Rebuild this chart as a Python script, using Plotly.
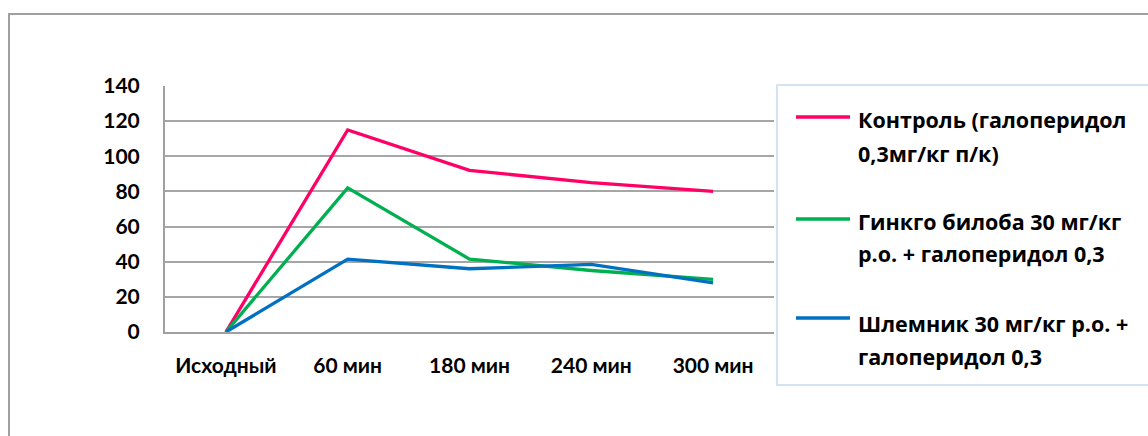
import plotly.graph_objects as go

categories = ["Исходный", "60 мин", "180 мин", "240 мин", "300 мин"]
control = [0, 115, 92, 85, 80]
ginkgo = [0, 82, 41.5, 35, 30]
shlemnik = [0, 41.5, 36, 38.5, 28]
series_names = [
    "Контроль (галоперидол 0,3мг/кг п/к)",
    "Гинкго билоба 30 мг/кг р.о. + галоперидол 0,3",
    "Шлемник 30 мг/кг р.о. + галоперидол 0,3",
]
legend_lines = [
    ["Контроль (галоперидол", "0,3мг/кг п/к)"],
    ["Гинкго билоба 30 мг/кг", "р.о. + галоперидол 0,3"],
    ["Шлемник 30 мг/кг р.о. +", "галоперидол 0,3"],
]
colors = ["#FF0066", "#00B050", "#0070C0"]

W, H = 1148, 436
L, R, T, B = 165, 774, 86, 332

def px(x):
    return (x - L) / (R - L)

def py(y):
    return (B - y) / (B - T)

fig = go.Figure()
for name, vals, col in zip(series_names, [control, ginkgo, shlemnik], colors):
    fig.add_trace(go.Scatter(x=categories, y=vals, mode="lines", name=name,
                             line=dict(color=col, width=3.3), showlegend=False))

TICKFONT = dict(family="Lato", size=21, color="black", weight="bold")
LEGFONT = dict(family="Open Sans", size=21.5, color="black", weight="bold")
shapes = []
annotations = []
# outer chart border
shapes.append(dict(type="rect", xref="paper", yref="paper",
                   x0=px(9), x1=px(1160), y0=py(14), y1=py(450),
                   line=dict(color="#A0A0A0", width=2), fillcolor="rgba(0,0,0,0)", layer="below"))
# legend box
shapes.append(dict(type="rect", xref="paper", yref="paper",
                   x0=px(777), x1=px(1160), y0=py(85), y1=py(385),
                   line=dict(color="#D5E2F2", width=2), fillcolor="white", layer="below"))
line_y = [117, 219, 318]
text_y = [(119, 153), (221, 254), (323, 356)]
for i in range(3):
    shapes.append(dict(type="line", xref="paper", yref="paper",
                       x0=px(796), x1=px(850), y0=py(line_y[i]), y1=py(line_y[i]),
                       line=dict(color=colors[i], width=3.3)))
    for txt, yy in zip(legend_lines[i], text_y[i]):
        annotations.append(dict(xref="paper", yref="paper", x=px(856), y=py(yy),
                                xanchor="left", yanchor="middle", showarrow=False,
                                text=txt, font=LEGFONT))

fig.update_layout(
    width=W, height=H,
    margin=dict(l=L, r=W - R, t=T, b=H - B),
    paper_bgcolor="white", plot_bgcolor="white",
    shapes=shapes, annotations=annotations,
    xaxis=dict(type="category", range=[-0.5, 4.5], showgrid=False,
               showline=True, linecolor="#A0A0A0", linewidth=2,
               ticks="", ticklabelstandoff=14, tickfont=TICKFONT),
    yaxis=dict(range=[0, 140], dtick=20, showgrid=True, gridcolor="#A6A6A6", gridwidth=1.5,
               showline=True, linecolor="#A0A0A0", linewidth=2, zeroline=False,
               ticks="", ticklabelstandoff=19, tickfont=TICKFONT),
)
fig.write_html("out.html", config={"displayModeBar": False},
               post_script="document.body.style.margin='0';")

● **Required work**
Everything from the first line of the listing above through the line that contains "line=dict(color=col, width=3.3), showlegend=False))" is to be restated word for word, minus the pictures.

● **Written solution**
Rebuild this chart as a Python script, using Plotly.
import plotly.graph_objects as go

categories = ["Исходный", "60 мин", "180 мин", "240 мин", "300 мин"]
control = [0, 115, 92, 85, 80]
ginkgo = [0, 82, 41.5, 35, 30]
shlemnik = [0, 41.5, 36, 38.5, 28]
series_names = [
    "Контроль (галоперидол 0,3мг/кг п/к)",
    "Гинкго билоба 30 мг/кг р.о. + галоперидол 0,3",
    "Шлемник 30 мг/кг р.о. + галоперидол 0,3",
]
legend_lines = [
    ["Контроль (галоперидол", "0,3мг/кг п/к)"],
    ["Гинкго билоба 30 мг/кг", "р.о. + галоперидол 0,3"],
    ["Шлемник 30 мг/кг р.о. +", "галоперидол 0,3"],
]
colors = ["#FF0066", "#00B050", "#0070C0"]

W, H = 1148, 436
L, R, T, B = 165, 774, 86, 332

def px(x):
    return (x - L) / (R - L)

def py(y):
    return (B - y) / (B - T)

fig = go.Figure()
for name, vals, col in zip(series_names, [control, ginkgo, shlemnik], colors):
    fig.add_trace(go.Scatter(x=categories, y=vals, mode="lines", name=name,
                             line=dict(color=col, width=3.3), showlegend=False))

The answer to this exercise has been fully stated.